Willow was played by Warwick Davis of course, who also played Wicket the Ewok in Return of the Jedi.  My first Starwars action figure, incidentally. For mysterious reasons he was called Wicket W. Warrick on the Kenner Toys blister pack.

Don't know about you guys, but I thought it was so funny to call the halfling like this, it had me giggle for days.

I'll be rationing my blog posts the coming months because this year's edition of the Lead Painters League is coming up. This means I will be painting teams that will not be shown before published on the Lead Adventure Forum for the contest.  

EDIT: I dug up my old Mordheim buildings and scenery from 1999. Touched them up a bit with spraycans and contrast paint. 


Tuesday 27 August 2019

Dark Fantasy Warriors

If you've read my other posts on this blog you may have noticed I've been a big Copplestone fan for many years. I loved his 40K and Bloodbowl miniatures at the time but when his Future Warriors were released I was just blown away.

When Mark Copplestone left Citadel around 1990, he joined Grenadier and sculpted many of the hot new Fantasy Warriors line. Interestingly his style became much more realistic compared to say, his earlier Bloodbowl players and Chaos Warriors, while Citadel entered the crude and chunky Red Period.

Recent chats and various blogs about Blanchitsu, grimdark Mordheim and AoS28, reminded me I still had some unpainted Fighting Men that could be darkened up.
These were the Grenadier equivalent of Warhammer Empire or Bretonnia. In reality they are historical Wars of the Roses miniatures.
Funny thing is there were no lush magazine pictures of painted examples around at the time.These Fighting Men were nice but boring I always thought.
Retrofitting grimdark Blanche-esque neogothic techniques kind of changes everything.
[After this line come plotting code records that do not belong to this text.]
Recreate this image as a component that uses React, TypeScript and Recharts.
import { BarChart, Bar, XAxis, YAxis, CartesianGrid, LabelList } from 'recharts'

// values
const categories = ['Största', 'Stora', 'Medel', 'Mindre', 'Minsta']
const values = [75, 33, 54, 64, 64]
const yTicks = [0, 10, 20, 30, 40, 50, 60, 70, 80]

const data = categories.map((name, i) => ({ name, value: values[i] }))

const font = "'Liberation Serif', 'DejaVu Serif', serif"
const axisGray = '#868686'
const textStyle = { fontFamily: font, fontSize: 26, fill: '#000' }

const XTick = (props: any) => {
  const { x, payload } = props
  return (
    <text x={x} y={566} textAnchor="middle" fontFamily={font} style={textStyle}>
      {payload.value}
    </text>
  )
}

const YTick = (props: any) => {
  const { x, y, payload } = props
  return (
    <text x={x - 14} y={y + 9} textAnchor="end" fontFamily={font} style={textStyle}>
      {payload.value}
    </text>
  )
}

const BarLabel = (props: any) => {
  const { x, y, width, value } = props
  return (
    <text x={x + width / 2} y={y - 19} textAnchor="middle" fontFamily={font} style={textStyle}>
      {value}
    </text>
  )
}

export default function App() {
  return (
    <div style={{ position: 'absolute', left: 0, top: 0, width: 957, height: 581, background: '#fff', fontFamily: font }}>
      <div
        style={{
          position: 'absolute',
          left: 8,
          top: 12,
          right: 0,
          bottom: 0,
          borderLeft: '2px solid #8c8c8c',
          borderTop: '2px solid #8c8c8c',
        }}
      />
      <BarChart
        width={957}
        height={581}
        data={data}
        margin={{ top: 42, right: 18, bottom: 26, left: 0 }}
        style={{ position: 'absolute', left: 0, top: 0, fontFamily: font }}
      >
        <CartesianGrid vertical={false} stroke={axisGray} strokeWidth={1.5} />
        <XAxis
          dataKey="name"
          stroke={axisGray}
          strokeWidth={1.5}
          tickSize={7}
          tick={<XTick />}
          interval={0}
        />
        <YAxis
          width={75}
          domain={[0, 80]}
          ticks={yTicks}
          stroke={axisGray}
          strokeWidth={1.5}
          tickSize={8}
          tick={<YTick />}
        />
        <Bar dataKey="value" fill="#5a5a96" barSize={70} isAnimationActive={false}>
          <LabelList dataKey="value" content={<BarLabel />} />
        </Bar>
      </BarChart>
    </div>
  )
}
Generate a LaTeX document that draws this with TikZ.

I did  a deep red armour with contrast paint to approach old school chaos warriors or a vampire lord.

 Evil Jeanne Le Noir is a Bob Naismith sculpt.
For the rusty armour I've been trying out GW contrast medium mixed with pigment rich Vallejo military paints. a drybush with gun metal  and a second layer of medium with black paint. A final  higlight of silver and a bit of rust paint on the swords.

Tuesday 6 August 2019

The Western Lands

It must be the heat, but I'm totally into Dracula's America western stuff. Not just dusty Sergio Leone imagery but also Acid Westerns like Jodorowsky's El Topo and Dead Man by Jim Jarmush. I should watch Blueberry too again, actually. I vaguely remember it was pretty good.
I settled for "the Western Lands" as a working title for this project, after the W.S. Burroughs novel.

In any case I've been painting more miniatures the last few days. 

This is King Rat. Sculpted by Mark Copplestone in the early 2000's I think. Based on the title character of China Mieville's book but in victorian dress. I imagine King Rat has crossed the Atlantic from England to America to track down Count Dracula for revenge or to settle an old debt. Taking out any vampire, necromancer or harbringer on his path.

I absolutely love this sculpt. It's a bit bigger than the usual 28mm miniature but just look at his face:

Following are these two zombies. On the left 'Dead' Iggy Jenko. On the right an old Grenadier 'Fantasy Classics' zombie Copplestone sculpt.

Iggy is done with a black undercoat, highlighted with GW Wraitbone and painted with Contrast paint.
The coat became a bit grimdark Blanchitsu in the process.